Jump-Start RL (JSRL) performs well in a few scenarios (5 out of 18) but significantly worse in the rest. It doesn't improve the base policy but learns a new one, failing to preserve desired traits like smooth and natural motion. In contrast, our refined policies maintain smooth, natural behavior by staying close to the base policy through the bounded residual action strategy.

Key Observations

JSRL policies are noisy and jerky because they use the base policy only for the learning curriculum, not for imitation. As a result, they lack the smooth, natural motion of the base policy. In contrast, our refined policies stay close to the base policy, inheriting its smooth behavior from human teleoperation or motion planning demonstrations.

Peg Insertion Task

The Peg Insertion task requires highly precise manipulation, with the hole having only 3mm of clearance.
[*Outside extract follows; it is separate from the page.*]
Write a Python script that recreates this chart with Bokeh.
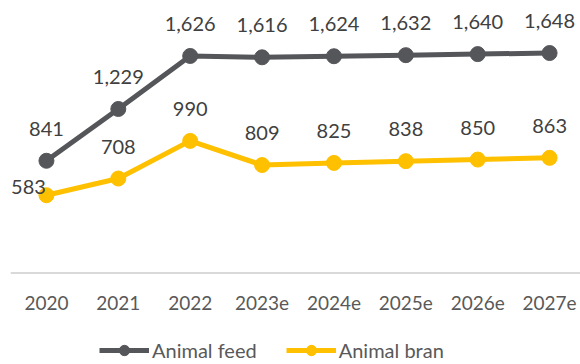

The JSRL policy exhibits notably shaky motions, particularly when the robot arm attempts to pick up the peg and insert it into the hole. In contrast, our refined policy demonstrates smooth motions throughout the entire trajectory.

Turn Faucet Task

The Turn Faucet task, which involves turning a faucet, shows erratic behavior with the JSRL policy. This results in collisions with the faucet, posing risks for sim-to-real transfer. In contrast, our refined policy demonstrates remarkably smooth motions, avoiding collisions and potential damage.